What you are asked to do> Quote the listing below in full and exactly as written, but omit every picture.

### Supplied data ###

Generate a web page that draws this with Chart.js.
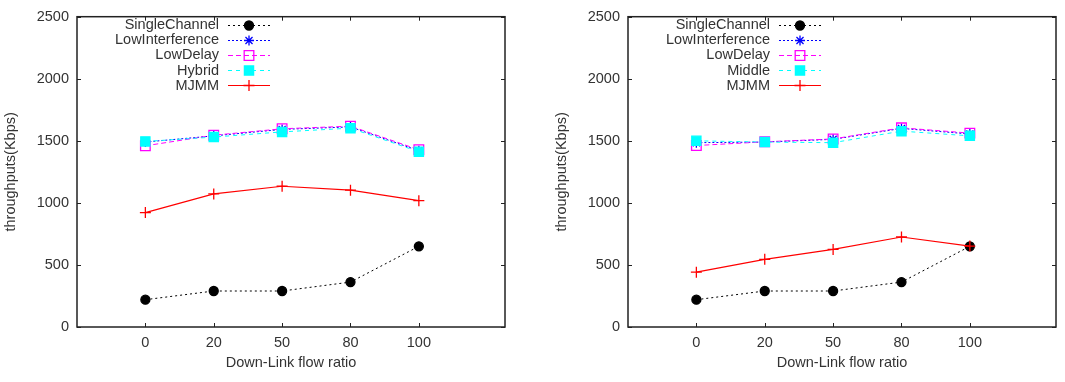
<!DOCTYPE html>
<html>
<head>
<meta charset="utf-8">
<script src="https://cdn.jsdelivr.net/npm/chart.js@4/dist/chart.umd.min.js"></script>
<style>
html,body{margin:0;padding:0;background:#fff;overflow:hidden;width:1065px;height:382px;}
canvas{position:absolute;top:0;}
#c1{left:0;}
#c2{left:551px;}
</style>
</head>
<body>
<canvas id="c1" width="514" height="382"></canvas>
<canvas id="c2" width="514" height="382"></canvas>
<script>
// ---- data ----
const categories = ['0', '20', '50', '80', '100'];
const yTicks = [0, 500, 1000, 1500, 2000, 2500];

// left chart
const leftSingleChannel   = [220, 290, 290, 362, 650];
const leftLowInterference = [1490, 1540, 1592, 1612, 1420];
const leftLowDelay        = [1460, 1545, 1597, 1618, 1428];
const leftHybrid          = [1495, 1530, 1572, 1602, 1412];
const leftMJMM            = [922, 1072, 1134, 1102, 1018];

// right chart
const rightSingleChannel   = [220, 290, 290, 362, 650];
const rightLowInterference = [1485, 1490, 1512, 1600, 1555];
const rightLowDelay        = [1462, 1492, 1515, 1605, 1562];
const rightMiddle          = [1500, 1490, 1485, 1578, 1540];
const rightMJMM            = [442, 545, 625, 725, 652];

const FONT = '"Liberation Sans", Arial, sans-serif';
const FS = 14.5;
const TXT = '#333';

const pts = arr => arr.map((v, i) => ({x: i, y: v}));

function makeDatasets(names, series) {
  const styles = [
    {color: '#000000', dash: [2, 3], style: 'circle', r: 4.5, fill: true, w: 1},
    {color: '#0000ff', dash: [2, 2], style: 'star', r: 5, fill: false, w: 1},
    {color: '#ff00ff', dash: [5, 3], style: 'rect', r: 6.8, fill: false, w: 1},
    {color: '#00ffff', dash: [4, 4], style: 'rect', r: 6.5, fill: true, w: 1},
    {color: '#ff0000', dash: [], style: 'cross', r: 5.5, fill: false, w: 1.2}
  ];
  return names.map((n, i) => ({
    label: n,
    data: pts(series[i]),
    borderColor: styles[i].color,
    backgroundColor: styles[i].fill ? styles[i].color : 'rgba(0,0,0,0)',
    pointBackgroundColor: styles[i].fill ? styles[i].color : 'rgba(0,0,0,0)',
    pointBorderColor: styles[i].color,
    pointBorderWidth: 1.3,
    borderWidth: styles[i].w,
    borderDash: styles[i].dash,
    pointStyle: styles[i].style,
    pointRadius: styles[i].r,
    pointHoverRadius: styles[i].r,
    tension: 0,
    fill: false,
    order: 5 - i
  }));
}

const boxPlugin = {
  id: 'gnuBox',
  afterDraw(chart) {
    const {ctx, chartArea: a, scales: {x, y}} = chart;
    ctx.save();
    ctx.strokeStyle = '#222';
    ctx.lineWidth = 1.5;
    ctx.setLineDash([]);
    ctx.strokeRect(a.left, a.top, a.right - a.left, a.bottom - a.top);
    ctx.lineWidth = 1;
    const tl = 4;
    ctx.beginPath();
    y.ticks.forEach(t => {
      const py = Math.round(y.getPixelForValue(t.value)) + 0.5;
      ctx.moveTo(a.left, py); ctx.lineTo(a.left + tl, py);
      ctx.moveTo(a.right, py); ctx.lineTo(a.right - tl, py);
    });
    x.ticks.forEach(t => {
      const px = Math.round(x.getPixelForValue(t.value)) + 0.5;
      ctx.moveTo(px, a.bottom); ctx.lineTo(px, a.bottom - tl);
      ctx.moveTo(px, a.top); ctx.lineTo(px, a.top + tl);
    });
    ctx.stroke();

    // legend
    const textRight = 219, lineL = 228, lineR = 270, mx = 249;
    const rowY0 = 24.5, rowH = 15.2;
    ctx.font = FS + 'px ' + FONT;
    ctx.textAlign = 'right';
    ctx.textBaseline = 'middle';
    chart.data.datasets.forEach((ds, i) => {
      const yy = rowY0 + i * rowH;
      ctx.fillStyle = TXT;
      ctx.fillText(ds.label, textRight, yy + 0.5);
      ctx.strokeStyle = ds.borderColor;
      ctx.lineWidth = ds.borderWidth;
      ctx.setLineDash(ds.borderDash);
      ctx.beginPath();
      ctx.moveTo(lineL, Math.round(yy) + 0.5);
      ctx.lineTo(lineR, Math.round(yy) + 0.5);
      ctx.stroke();
      ctx.setLineDash([]);
      ctx.fillStyle = ds.pointBackgroundColor;
      ctx.strokeStyle = ds.pointBorderColor;
      ctx.lineWidth = ds.pointBorderWidth;
      Chart.helpers.drawPoint(ctx, {pointStyle: ds.pointStyle, radius: ds.pointRadius, rotation: 0, borderWidth: ds.pointBorderWidth}, mx, Math.round(yy) + 0.5);
    });
    ctx.restore();
  }
};

function makeChart(id, names, series) {
  return new Chart(document.getElementById(id), {
    type: 'line',
    data: {datasets: makeDatasets(names, series)},
    plugins: [boxPlugin],
    options: {
      responsive: false,
      animation: false,
      devicePixelRatio: 1,
      layout: {padding: {top: 12, right: 9, left: 0, bottom: 0}},
      plugins: {legend: {display: false}, tooltip: {enabled: false}},
      events: [],
      scales: {
        x: {
          type: 'linear',
          min: -1,
          max: 5.26,
          afterBuildTicks: s => { s.ticks = categories.map((c, i) => ({value: i})); },
          afterFit: s => { s.height = 55; },
          grid: {display: false, drawTicks: false},
          border: {display: false},
          ticks: {
            callback: v => categories[v] !== undefined ? categories[v] : '',
            font: {family: FONT, size: FS},
            color: TXT,
            padding: 7,
            maxRotation: 0,
            autoSkip: false
          },
          title: {
            display: true,
            text: 'Down-Link flow ratio',
            font: {family: FONT, size: FS},
            color: TXT,
            padding: {top: 0, bottom: 10}
          }
        },
        y: {
          type: 'linear',
          min: 0,
          max: 2500,
          afterBuildTicks: s => { s.ticks = yTicks.map(v => ({value: v})); },
          afterFit: s => { s.width = 77; },
          grid: {display: false, drawTicks: false},
          border: {display: false},
          ticks: {
            callback: v => String(v),
            font: {family: FONT, size: FS},
            color: TXT,
            padding: 8
          },
          title: {
            display: true,
            text: 'throughputs(Kbps)',
            font: {family: FONT, size: FS},
            color: TXT,
            padding: {top: 2, bottom: 0}
          }
        }
      }
    }
  });
}

makeChart('c1', ['SingleChannel', 'LowInterference', 'LowDelay', 'Hybrid', 'MJMM'],
  [leftSingleChannel, leftLowInterference, leftLowDelay, leftHybrid, leftMJMM]);
makeChart('c2', ['SingleChannel', 'LowInterference', 'LowDelay', 'Middle', 'MJMM'],
  [rightSingleChannel, rightLowInterference, rightLowDelay, rightMiddle, rightMJMM]);
</script>
</body>
</html>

###

Task output>
Generate a web page that draws this with Chart.js.
<!DOCTYPE html>
<html>
<head>
<meta charset="utf-8">
<script src="https://cdn.jsdelivr.net/npm/chart.js@4/dist/chart.umd.min.js"></script>
<style>
html,body{margin:0;padding:0;background:#fff;overflow:hidden;width:1065px;height:382px;}
canvas{position:absolute;top:0;}
#c1{left:0;}
#c2{left:551px;}
</style>
</head>
<body>
<canvas id="c1" width="514" height="382"></canvas>
<canvas id="c2" width="514" height="382"></canvas>
<script>
// ---- data ----
const categories = ['0', '20', '50', '80', '100'];
const yTicks = [0, 500, 1000, 1500, 2000, 2500];

// left chart
const leftSingleChannel   = [220, 290, 290, 362, 650];
const leftLowInterference = [1490, 1540, 1592, 1612, 1420];
const leftLowDelay        = [1460, 1545, 1597, 1618, 1428];
const leftHybrid          = [1495, 1530, 1572, 1602, 1412];
const leftMJMM            = [922, 1072, 1134, 1102, 1018];

// right chart
const rightSingleChannel   = [220, 290, 290, 362, 650];
const rightLowInterference = [1485, 1490, 1512, 1600, 1555];
const rightLowDelay        = [1462, 1492, 1515, 1605, 1562];
const rightMiddle          = [1500, 1490, 1485, 1578, 1540];
const rightMJMM            = [442, 545, 625, 725, 652];

const FONT = '"Liberation Sans", Arial, sans-serif';
const FS = 14.5;
const TXT = '#333';

const pts = arr => arr.map((v, i) => ({x: i, y: v}));

function makeDatasets(names, series) {
  const styles = [
    {color: '#000000', dash: [2, 3], style: 'circle', r: 4.5, fill: true, w: 1},
    {color: '#0000ff', dash: [2, 2], style: 'star', r: 5, fill: false, w: 1},
    {color: '#ff00ff', dash: [5, 3], style: 'rect', r: 6.8, fill: false, w: 1},
    {color: '#00ffff', dash: [4, 4], style: 'rect', r: 6.5, fill: true, w: 1},
    {color: '#ff0000', dash: [], style: 'cross', r: 5.5, fill: false, w: 1.2}
  ];
  return names.map((n, i) => ({
    label: n,
    data: pts(series[i]),
    borderColor: styles[i].color,
    backgroundColor: styles[i].fill ? styles[i].color : 'rgba(0,0,0,0)',
    pointBackgroundColor: styles[i].fill ? styles[i].color : 'rgba(0,0,0,0)',
    pointBorderColor: styles[i].color,
    pointBorderWidth: 1.3,
    borderWidth: styles[i].w,
    borderDash: styles[i].dash,
    pointStyle: styles[i].style,
    pointRadius: styles[i].r,
    pointHoverRadius: styles[i].r,
    tension: 0,
    fill: false,
    order: 5 - i
  }));
}

const boxPlugin = {
  id: 'gnuBox',
  afterDraw(chart) {
    const {ctx, chartArea: a, scales: {x, y}} = chart;
    ctx.save();
    ctx.strokeStyle = '#222';
    ctx.lineWidth = 1.5;
    ctx.setLineDash([]);
    ctx.strokeRect(a.left, a.top, a.right - a.left, a.bottom - a.top);
    ctx.lineWidth = 1;
    const tl = 4;
    ctx.beginPath();
    y.ticks.forEach(t => {
      const py = Math.round(y.getPixelForValue(t.value)) + 0.5;
      ctx.moveTo(a.left, py); ctx.lineTo(a.left + tl, py);
      ctx.moveTo(a.right, py); ctx.lineTo(a.right - tl, py);
    });
    x.ticks.forEach(t => {
      const px = Math.round(x.getPixelForValue(t.value)) + 0.5;
      ctx.moveTo(px, a.bottom); ctx.lineTo(px, a.bottom - tl);
      ctx.moveTo(px, a.top); ctx.lineTo(px, a.top + tl);
    });
    ctx.stroke();

    // legend
    const textRight = 219, lineL = 228, lineR = 270, mx = 249;
    const rowY0 = 24.5, rowH = 15.2;
    ctx.font = FS + 'px ' + FONT;
    ctx.textAlign = 'right';
    ctx.textBaseline = 'middle';
    chart.data.datasets.forEach((ds, i) => {
      const yy = rowY0 + i * rowH;
      ctx.fillStyle = TXT;
      ctx.fillText(ds.label, textRight, yy + 0.5);
      ctx.strokeStyle = ds.borderColor;
      ctx.lineWidth = ds.borderWidth;
      ctx.setLineDash(ds.borderDash);
      ctx.beginPath();
      ctx.moveTo(lineL, Math.round(yy) + 0.5);
      ctx.lineTo(lineR, Math.round(yy) + 0.5);
      ctx.stroke();
      ctx.setLineDash([]);
      ctx.fillStyle = ds.pointBackgroundColor;
      ctx.strokeStyle = ds.pointBorderColor;
      ctx.lineWidth = ds.pointBorderWidth;
      Chart.helpers.drawPoint(ctx, {pointStyle: ds.pointStyle, radius: ds.pointRadius, rotation: 0, borderWidth: ds.pointBorderWidth}, mx, Math.round(yy) + 0.5);
    });
    ctx.restore();
  }
};

function makeChart(id, names, series) {
  return new Chart(document.getElementById(id), {
    type: 'line',
    data: {datasets: makeDatasets(names, series)},
    plugins: [boxPlugin],
    options: {
      responsive: false,
      animation: false,
      devicePixelRatio: 1,
      layout: {padding: {top: 12, right: 9, left: 0, bottom: 0}},
      plugins: {legend: {display: false}, tooltip: {enabled: false}},
      events: [],
      scales: {
        x: {
          type: 'linear',
          min: -1,
          max: 5.26,
          afterBuildTicks: s => { s.ticks = categories.map((c, i) => ({value: i})); },
          afterFit: s => { s.height = 55; },
          grid: {display: false, drawTicks: false},
          border: {display: false},
          ticks: {
            callback: v => categories[v] !== undefined ? categories[v] : '',
            font: {family: FONT, size: FS},
            color: TXT,
            padding: 7,
            maxRotation: 0,
            autoSkip: false
          },
          title: {
            display: true,
            text: 'Down-Link flow ratio',
            font: {family: FONT, size: FS},
            color: TXT,
            padding: {top: 0, bottom: 10}
          }
        },
        y: {
          type: 'linear',
          min: 0,
          max: 2500,
          afterBuildTicks: s => { s.ticks = yTicks.map(v => ({value: v})); },
          afterFit: s => { s.width = 77; },
          grid: {display: false, drawTicks: false},
          border: {display: false},
          ticks: {
            callback: v => String(v),
            font: {family: FONT, size: FS},
            color: TXT,
            padding: 8
          },
          title: {
            display: true,
            text: 'throughputs(Kbps)',
            font: {family: FONT, size: FS},
            color: TXT,
            padding: {top: 2, bottom: 0}
          }
        }
      }
    }
  });
}

makeChart('c1', ['SingleChannel', 'LowInterference', 'LowDelay', 'Hybrid', 'MJMM'],
  [leftSingleChannel, leftLowInterference, leftLowDelay, leftHybrid, leftMJMM]);
makeChart('c2', ['SingleChannel', 'LowInterference', 'LowDelay', 'Middle', 'MJMM'],
  [rightSingleChannel, rightLowInterference, rightLowDelay, rightMiddle, rightMJMM]);
</script>
</body>
</html>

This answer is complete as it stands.